Previous research in a variety of disciplines (forest ecology, wetland ecology, hydroponics, etc.) has suggested that plant growth and nutrient uptake vary by species, cultivar, and the characteristics of the system (Härdtle et al., 2004; Wagner et al., 2016; Wortman, 2015). Furthermore, some plant species directly influence their growing conditions through root-induced pH changes. These changes of pH in the rhizosphere are a long-documented chemical interaction, but they mostly result from root–soil interactions. Roots can substantially alter their rhizosphere pH by releasing hydrogen (H+) or hydroxide (OH−) ions, cation–anion exchange balance, organic anion release, root exudation and respiration, and redox-coupled processes (Hinsinger et al., 2003). Numerous authors have shown that the processes by which rhizosphere change occurs depend largely on nutritional limitations within the environment (Bertrand et al., 1999; Grinsted et al., 1982; Imas et al., 1997; Neumann and Römheld, 1999).

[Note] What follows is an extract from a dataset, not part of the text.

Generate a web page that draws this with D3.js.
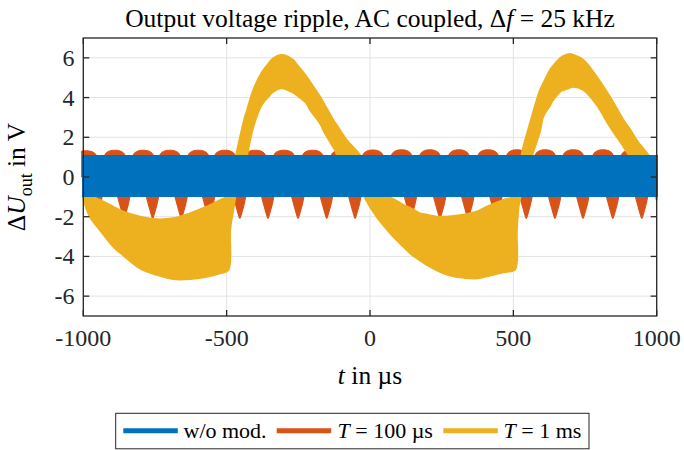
<!DOCTYPE html>
<html><head><meta charset="utf-8">
<script src="https://cdn.jsdelivr.net/npm/d3@7"></script>
<style>
body{margin:0;background:#fff}
text{font-family:'Liberation Serif','Tinos','Times New Roman','DejaVu Serif',serif}
</style>
</head><body>
<svg id="c" width="684" height="450"></svg>
<script>
// ---------- data ----------
const xTicks = [-1000, -500, 0, 500, 1000];
const yTicks = [-6, -4, -2, 0, 2, 4, 6];
const seriesNames = ["w/o mod.", "T = 100 µs", "T = 1 ms"];

// w/o modulation: envelope of dense ripple (µs, V)
const blueT  = [-1000, 1000];
const blueLo = [-0.95, -0.95];
const blueHi = [1.05, 1.05];

// T = 100 µs: upper bumps and lower spikes of the ripple envelope
const orangeBumpT  = [-990, -890, -791, -698, -599, -506, -400, -300, -200, -100, 10, 110, 209, 310, 412, 512, 611, 709, 813, 912];
const orangeBumpV  = [1.32, 1.35, 1.35, 1.35, 1.35, 1.35, 1.35, 1.35, 1.35, 1.35, 1.36, 1.37, 1.37, 1.37, 1.37, 1.37, 1.37, 1.37, 1.37, 1.37];
const orangeSpikeT = [-955, -858, -758, -658, -562, -454, -356, -251, -151, -52, 45, 142, 244, 342, 440, 545, 645, 743, 847, 948];
const orangeSpikeV = [-2.05, -2.08, -2.08, -2.08, -2.05, -2.08, -2.08, -2.08, -2.08, -2.08, -2.05, -2.05, -2.08, -2.08, -2.05, -2.08, -2.08, -2.08, -2.08, -2.08];

// T = 1 ms: lower and upper envelope
const yellowT  = [-1000, -977, -942, -895, -860, -802, -744, -686, -628, -570, -523, -494, -488, -477, -470, -467, -436, -430, -407, -378, -349, -337, -308, -268, -256, -221, -209, -174, -163, -128, -122, -110, -81, -35, -17, 23, 81, 116, 140, 174, 198, 233, 256, 291, 314, 349, 372, 407, 430, 465, 477, 506, 512, 518, 525, 529, 558, 564, 593, 604, 628, 639, 663, 674, 698, 709, 744, 791, 837, 884, 907, 930, 971, 1000];
const yellowLo = [-1.1, -2.0, -2.67, -3.51, -3.95, -4.6, -4.93, -5.14, -5.14, -5.02, -4.85, -4.68, -2.67, -1.66, -1.0, -0.5, 0.5, 1.0, 2.53, 3.63, 4.13, 4.3, 4.47, 4.25, 4.13, 3.7, 3.37, 2.7, 2.37, 1.5, 1.36, 0.9, 0.3, -0.5, -1.07, -2.0, -3.0, -3.5, -3.84, -4.2, -4.43, -4.7, -4.85, -5.0, -5.05, -5.1, -5.1, -5.0, -4.93, -4.8, -4.77, -4.65, -2.7, -1.5, -1.0, -0.5, 0.5, 1.0, 2.3, 3.04, 3.6, 3.88, 4.3, 4.38, 4.5, 4.55, 4.38, 3.63, 2.53, 1.53, 1.0, 0.5, -0.3, -1.15];
const yellowHi = [-0.85, -0.95, -1.15, -1.5, -1.75, -2.0, -2.13, -2.08, -1.83, -1.5, -1.16, -0.95, -0.6, 0.3, 0.9, 1.1, 3.04, 3.3, 4.38, 5.25, 5.8, 5.98, 6.14, 5.89, 5.68, 5.05, 4.79, 4.04, 3.76, 2.87, 2.74, 2.48, 1.86, 1.1, 0.5, -0.8, -1.1, -1.4, -1.55, -1.83, -1.9, -2.0, -2.0, -1.96, -1.93, -1.83, -1.75, -1.5, -1.35, -1.16, -1.1, -1.0, -0.9, -0.5, 0.0, 1.1, 2.7, 3.0, 4.38, 4.7, 5.39, 5.6, 5.98, 6.08, 6.19, 6.15, 5.89, 5.05, 4.04, 2.87, 2.4, 1.86, 1.1, 0.5];

// ---------- styles ----------
const FONT = "'Liberation Serif','Tinos','Times New Roman','DejaVu Serif',serif";
const C = {blue: "#0072BD", orange: "#D95319", yellow: "#EDB120", axis: "#262626", grid: "#e3e3e3"};
const bumpOff = [-40, -30, -16, 0, 16, 30, 40], bumpFrac = [0, 0.6, 0.92, 1, 0.92, 0.6, 0];
const spikeOff = [-24, -14, -6, -2, 0, 2, 6, 14, 22], spikeFrac = [0, 0.45, 0.8, 0.96, 1, 0.96, 0.8, 0.45, 0];
const bumpBase = 1.02, spikeBase = -0.9;

// ---------- layout ----------
const svg = d3.select("#c");
const L = 83.3, R = 656.7, T = 38, B = 316;
const x = d3.scaleLinear().domain([-1000, 1000]).range([L, R]);
const y = d3.scaleLinear().domain([-7, 7]).range([B, T]);

// grid
const g = svg.append("g");
g.selectAll(".gx").data(xTicks).join("line")
  .attr("x1", d => x(d)).attr("x2", d => x(d)).attr("y1", T).attr("y2", B)
  .attr("stroke", C.grid).attr("stroke-width", 1);
g.selectAll(".gy").data(yTicks).join("line")
  .attr("y1", d => y(d)).attr("y2", d => y(d)).attr("x1", L).attr("x2", R)
  .attr("stroke", C.grid).attr("stroke-width", 1);

// series
const plot = svg.append("g");

const clampX = t => Math.max(-1006, Math.min(1006, t));
const bumpPts = [];
orangeBumpT.forEach((t, i) => bumpOff.forEach((o, j) => bumpPts.push([t + o, bumpBase + bumpFrac[j] * (orangeBumpV[i] - bumpBase)])));
const spikePts = [];
orangeSpikeT.forEach((t, i) => spikeOff.forEach((o, j) => spikePts.push([t + o, spikeBase + spikeFrac[j] * (orangeSpikeV[i] - spikeBase)])));
bumpPts.sort((a, b) => a[0] - b[0]);
spikePts.sort((a, b) => a[0] - b[0]);
const areaUp = d3.area().x(d => x(clampX(d[0]))).y0(y(0)).y1(d => y(d[1])).curve(d3.curveCatmullRom);
const areaDn = d3.area().x(d => x(clampX(d[0]))).y0(y(0)).y1(d => y(d[1])).curve(d3.curveLinear);
plot.append("path").attr("d", areaUp(bumpPts)).attr("fill", C.orange).attr("stroke", C.orange).attr("stroke-width", 1);
plot.append("path").attr("d", areaDn(spikePts)).attr("fill", C.orange).attr("stroke", C.orange).attr("stroke-width", 1.2).attr("stroke-linejoin", "round");

// yellow
const yData = yellowT.map((t, i) => ({t, lo: yellowLo[i], hi: yellowHi[i]}));
const yArea = d3.area().x(d => x(d.t)).y0(d => y(d.lo)).y1(d => y(d.hi)).curve(d3.curveCatmullRom.alpha(0.5));
plot.append("path").attr("d", yArea(yData)).attr("fill", C.yellow).attr("stroke", C.yellow).attr("stroke-width", 2).attr("stroke-linejoin", "round");

// blue
const bData = blueT.map((t, i) => ({t, lo: blueLo[i], hi: blueHi[i]}));
const bArea = d3.area().x(d => x(d.t)).y0(d => y(d.lo)).y1(d => y(d.hi));
plot.append("path").attr("d", bArea(bData)).attr("fill", C.blue).attr("stroke", C.blue).attr("stroke-width", 2.5);

// axes box + ticks
const ax = svg.append("g").attr("stroke", C.axis).attr("stroke-width", 1.3).attr("fill", "none");
ax.append("rect").attr("x", L).attr("y", T).attr("width", R - L).attr("height", B - T);
const tl = 6;
xTicks.forEach(d => {
  ax.append("line").attr("x1", x(d)).attr("x2", x(d)).attr("y1", B).attr("y2", B - tl);
  ax.append("line").attr("x1", x(d)).attr("x2", x(d)).attr("y1", T).attr("y2", T + tl);
});
yTicks.forEach(d => {
  ax.append("line").attr("y1", y(d)).attr("y2", y(d)).attr("x1", L).attr("x2", L + tl);
  ax.append("line").attr("y1", y(d)).attr("y2", y(d)).attr("x1", R).attr("x2", R - tl);
});

// tick labels
const fs = 24;
svg.selectAll(".xl").data(xTicks).join("text")
  .attr("font-family", FONT)
  .attr("x", d => x(d)).attr("y", 346).attr("text-anchor", "middle")
  .attr("font-size", fs).attr("fill", "#262626").text(d => String(d));
svg.selectAll(".yl").data(yTicks).join("text")
  .attr("font-family", FONT)
  .attr("x", 74.5).attr("y", d => y(d) + 8).attr("text-anchor", "end")
  .attr("font-size", fs).attr("fill", "#262626").text(d => String(d));

// title
const title = svg.append("text").attr("font-family", FONT).attr("x", 370).attr("y", 27).attr("text-anchor", "middle").attr("font-size", 25.5).attr("fill", "#000");
title.append("tspan").text("Output voltage ripple, AC coupled, Δ");
title.append("tspan").attr("font-style", "italic").text("f");
title.append("tspan").text(" = 25 kHz");

// x label
const xl = svg.append("text").attr("font-family", FONT).attr("x", 370).attr("y", 384).attr("text-anchor", "middle").attr("font-size", 25.5).attr("fill", "#000");
xl.append("tspan").attr("font-style", "italic").text("t");
xl.append("tspan").text(" in µs");

// y label
const yl = svg.append("text").attr("font-family", FONT).attr("transform", "translate(25,177) rotate(-90)").attr("text-anchor", "middle").attr("font-size", 25.5).attr("fill", "#000");
yl.append("tspan").text("Δ");
yl.append("tspan").attr("font-style", "italic").text("U");
yl.append("tspan").attr("font-size", 18).attr("dy", 7).text("out");
yl.append("tspan").attr("dy", -7).text(" in V");

// legend
const lg = svg.append("g");
lg.append("rect").attr("x", 115.7).attr("y", 413.3).attr("width", 473.3).attr("height", 35.5)
  .attr("fill", "#fff").attr("stroke", C.axis).attr("stroke-width", 1);
const legItems = [
  {c: C.blue, x0: 123.3, tx: 183.5, parts: [[seriesNames[0], false]]},
  {c: C.orange, x0: 276.7, tx: 337.5, parts: [["T", true], [seriesNames[1].slice(1), false]]},
  {c: C.yellow, x0: 443.3, tx: 503.5, parts: [["T", true], [seriesNames[2].slice(1), false]]}
];
legItems.forEach(it => {
  lg.append("line").attr("x1", it.x0).attr("x2", it.x0 + 54.5).attr("y1", 430.7).attr("y2", 430.7)
    .attr("stroke", it.c).attr("stroke-width", 5);
  const t = lg.append("text").attr("font-family", FONT).attr("x", it.tx).attr("y", 438).attr("font-size", 22).attr("fill", "#000");
  it.parts.forEach(p => t.append("tspan").attr("font-style", p[1] ? "italic" : "normal").text(p[0]));
});
</script>
</body></html>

This study was conducted to determine how pH impacts the N and P remediation efficacies of three species of plants and to identify any root-induced pH changes by the three different species of plants. Visual MINTEQ 3.1, an equilibrium-based computer model for the calculation of chemical speciation and solubility of dissolved mineral phases in aqueous solution (Gustafsson, 2012), was used to simulate the speciation and activity of key nutrients in an aqueous solution as a function of pH.